The Samuel Plimsoll made several other voyages to Sydney and Melbourne in from 73 to 78 days. She sailed direct from Plymouth via Bass Strait to reach Sydney on 1 June 1882 with migrants. In 1883 on a passage to Sydney, the Samuel Plimsoll ran thirteen consecutive days at an average of 328 miles, in one 24 hour period covering 348 miles. On this voyage she had departed Plymouth c. 6 April with immigrants, and reached Sydney on 17 June. In 1885, the Samuel Plimsoll left London on 4 April, reaching Sydney on 21 June in a race with the Cutty Sark. The Samuel Plimsoll lost a man overboard in the Bay of Biscay on this passage.

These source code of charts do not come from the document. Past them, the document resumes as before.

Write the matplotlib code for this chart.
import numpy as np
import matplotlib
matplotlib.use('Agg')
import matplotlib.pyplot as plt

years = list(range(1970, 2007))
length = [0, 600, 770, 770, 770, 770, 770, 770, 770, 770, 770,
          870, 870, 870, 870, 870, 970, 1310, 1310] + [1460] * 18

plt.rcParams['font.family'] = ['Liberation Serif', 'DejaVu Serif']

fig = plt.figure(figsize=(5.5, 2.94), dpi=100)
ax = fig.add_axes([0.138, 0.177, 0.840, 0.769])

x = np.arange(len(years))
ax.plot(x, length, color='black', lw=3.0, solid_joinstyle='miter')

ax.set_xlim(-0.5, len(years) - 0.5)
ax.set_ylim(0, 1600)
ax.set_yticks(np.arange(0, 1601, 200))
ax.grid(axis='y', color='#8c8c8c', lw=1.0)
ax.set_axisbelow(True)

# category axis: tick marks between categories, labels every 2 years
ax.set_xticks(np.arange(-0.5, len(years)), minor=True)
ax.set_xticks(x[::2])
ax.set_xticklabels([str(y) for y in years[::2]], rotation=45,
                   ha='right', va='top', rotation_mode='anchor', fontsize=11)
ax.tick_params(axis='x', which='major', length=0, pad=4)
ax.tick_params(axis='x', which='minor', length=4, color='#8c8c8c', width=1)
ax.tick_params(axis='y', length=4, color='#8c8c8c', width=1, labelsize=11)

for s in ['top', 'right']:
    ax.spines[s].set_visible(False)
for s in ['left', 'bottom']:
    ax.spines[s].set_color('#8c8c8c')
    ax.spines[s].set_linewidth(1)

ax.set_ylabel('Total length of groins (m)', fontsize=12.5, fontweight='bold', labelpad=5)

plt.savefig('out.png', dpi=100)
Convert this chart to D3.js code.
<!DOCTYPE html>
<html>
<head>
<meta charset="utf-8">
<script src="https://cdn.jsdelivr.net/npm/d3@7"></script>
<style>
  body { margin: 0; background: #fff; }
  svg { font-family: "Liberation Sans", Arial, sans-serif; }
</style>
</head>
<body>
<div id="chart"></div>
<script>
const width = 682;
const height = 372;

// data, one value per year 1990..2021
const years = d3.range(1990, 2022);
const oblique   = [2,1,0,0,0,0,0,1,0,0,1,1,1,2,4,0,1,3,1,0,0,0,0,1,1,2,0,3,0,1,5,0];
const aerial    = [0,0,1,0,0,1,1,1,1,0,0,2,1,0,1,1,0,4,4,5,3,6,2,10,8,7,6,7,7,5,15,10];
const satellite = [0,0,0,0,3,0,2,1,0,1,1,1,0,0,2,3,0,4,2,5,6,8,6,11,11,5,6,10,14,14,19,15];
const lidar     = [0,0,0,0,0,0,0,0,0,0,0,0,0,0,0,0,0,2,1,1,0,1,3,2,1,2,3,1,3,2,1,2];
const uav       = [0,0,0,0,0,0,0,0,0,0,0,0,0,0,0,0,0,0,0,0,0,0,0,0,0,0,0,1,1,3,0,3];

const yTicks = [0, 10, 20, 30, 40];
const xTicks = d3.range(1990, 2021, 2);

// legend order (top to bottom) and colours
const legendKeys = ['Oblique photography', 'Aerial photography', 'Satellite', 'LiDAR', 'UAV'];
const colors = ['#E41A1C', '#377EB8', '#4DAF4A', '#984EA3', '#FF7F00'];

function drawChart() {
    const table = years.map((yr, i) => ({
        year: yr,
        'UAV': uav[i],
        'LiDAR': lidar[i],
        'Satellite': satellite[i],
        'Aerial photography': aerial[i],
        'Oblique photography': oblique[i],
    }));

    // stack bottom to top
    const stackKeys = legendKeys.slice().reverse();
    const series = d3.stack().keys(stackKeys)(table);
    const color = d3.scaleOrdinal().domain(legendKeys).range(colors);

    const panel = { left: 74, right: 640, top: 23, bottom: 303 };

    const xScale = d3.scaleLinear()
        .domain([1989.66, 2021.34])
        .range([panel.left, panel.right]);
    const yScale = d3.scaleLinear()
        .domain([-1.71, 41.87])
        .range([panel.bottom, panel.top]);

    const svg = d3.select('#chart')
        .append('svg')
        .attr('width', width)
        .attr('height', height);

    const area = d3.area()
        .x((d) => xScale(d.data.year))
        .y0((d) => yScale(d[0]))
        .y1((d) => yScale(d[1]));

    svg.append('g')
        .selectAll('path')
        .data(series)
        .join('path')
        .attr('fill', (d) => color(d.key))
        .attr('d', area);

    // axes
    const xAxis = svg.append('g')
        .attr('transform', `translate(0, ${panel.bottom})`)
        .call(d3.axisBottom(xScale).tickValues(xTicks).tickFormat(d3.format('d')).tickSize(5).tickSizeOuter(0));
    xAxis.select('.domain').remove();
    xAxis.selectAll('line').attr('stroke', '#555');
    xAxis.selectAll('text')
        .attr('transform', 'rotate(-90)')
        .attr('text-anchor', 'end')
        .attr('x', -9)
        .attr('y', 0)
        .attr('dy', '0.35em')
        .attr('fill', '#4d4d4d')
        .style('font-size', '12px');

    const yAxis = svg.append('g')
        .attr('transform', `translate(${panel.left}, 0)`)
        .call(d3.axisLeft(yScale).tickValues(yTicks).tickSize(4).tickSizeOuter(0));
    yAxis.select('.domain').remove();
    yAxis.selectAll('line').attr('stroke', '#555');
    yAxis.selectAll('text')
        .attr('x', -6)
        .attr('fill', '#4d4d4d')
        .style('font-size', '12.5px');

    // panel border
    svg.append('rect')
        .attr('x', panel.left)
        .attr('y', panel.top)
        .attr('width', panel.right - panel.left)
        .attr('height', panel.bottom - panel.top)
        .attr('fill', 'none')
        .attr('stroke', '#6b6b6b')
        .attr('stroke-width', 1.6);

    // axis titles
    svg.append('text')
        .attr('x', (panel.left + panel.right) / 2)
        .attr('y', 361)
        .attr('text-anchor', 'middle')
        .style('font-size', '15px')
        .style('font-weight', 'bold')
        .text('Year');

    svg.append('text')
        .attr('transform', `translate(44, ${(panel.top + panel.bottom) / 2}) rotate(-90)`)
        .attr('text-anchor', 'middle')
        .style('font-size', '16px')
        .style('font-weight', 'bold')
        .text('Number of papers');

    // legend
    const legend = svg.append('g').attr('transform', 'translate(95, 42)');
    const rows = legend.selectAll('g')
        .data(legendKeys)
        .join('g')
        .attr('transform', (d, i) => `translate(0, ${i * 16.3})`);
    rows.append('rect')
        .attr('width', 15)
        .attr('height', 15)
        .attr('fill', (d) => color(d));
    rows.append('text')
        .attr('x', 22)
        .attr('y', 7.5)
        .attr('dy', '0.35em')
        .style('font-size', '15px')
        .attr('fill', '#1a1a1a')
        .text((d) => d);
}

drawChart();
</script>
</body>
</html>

In 1887 the Samuel Plimsoll was transferred from the Sydney run to the Melbourne trade. In her only mishap, under the command of Captain Simpson, she lost her fore topmast and main topgallant mast when the bobstay was carried away in a tropical squall. An accompanying American clipper offered assistance and transhipment for the Samuel Plimsoll's passengers; Simpson declined, and completed the trip to Melbourne in eighty-two days unaided. Upon reaching Melbourne, the American skipper went to the Samuel Plimsoll's agents and reported her condition and Simpson's rashness in declining his offers. He was amazed to learn that Simpson was safely in port, and had been for several days.
The Samuel Plimsoll met an unbecoming and ungainly end. She caught fire lying at anchor and was scuttled in the Thames in 1899, to be raised, repaired and sold to Shaw, Saville and Albion Co. for the New Zealand trade. Leaving Glasgow under Captain Jaffray on 18 June 1902 for Dunedin and Auckland, she encountered gales near Nugget Point Light on 17 September, and a heavy squall off Cape Saunders. She lost her lower main topsail, then the maincap broke, and mizzen and main masts went over the side smashing the ship's four boats and carrying away a lot of the bulwarks. The crew, uninjured, managed to clear the heavy iron masts before they damaged the sides, and the disabled vessel wallowed in the seas until, driven north to the Gable End Foreland, she was picked up by the Union Company's Omapere and towed into Gisborne Roads for shelter. The Union Company's Hawea then gave her a tow to Otago/Port Chalmers in yet more stormy weather. The Samuel Plimsoll was not considered repairable and after unloading was sold and towed from New Zealand to Sydney behind a 120 fathom hawser. From there she was towed to Western Australia and converted to a coal hulk . Brett (1928).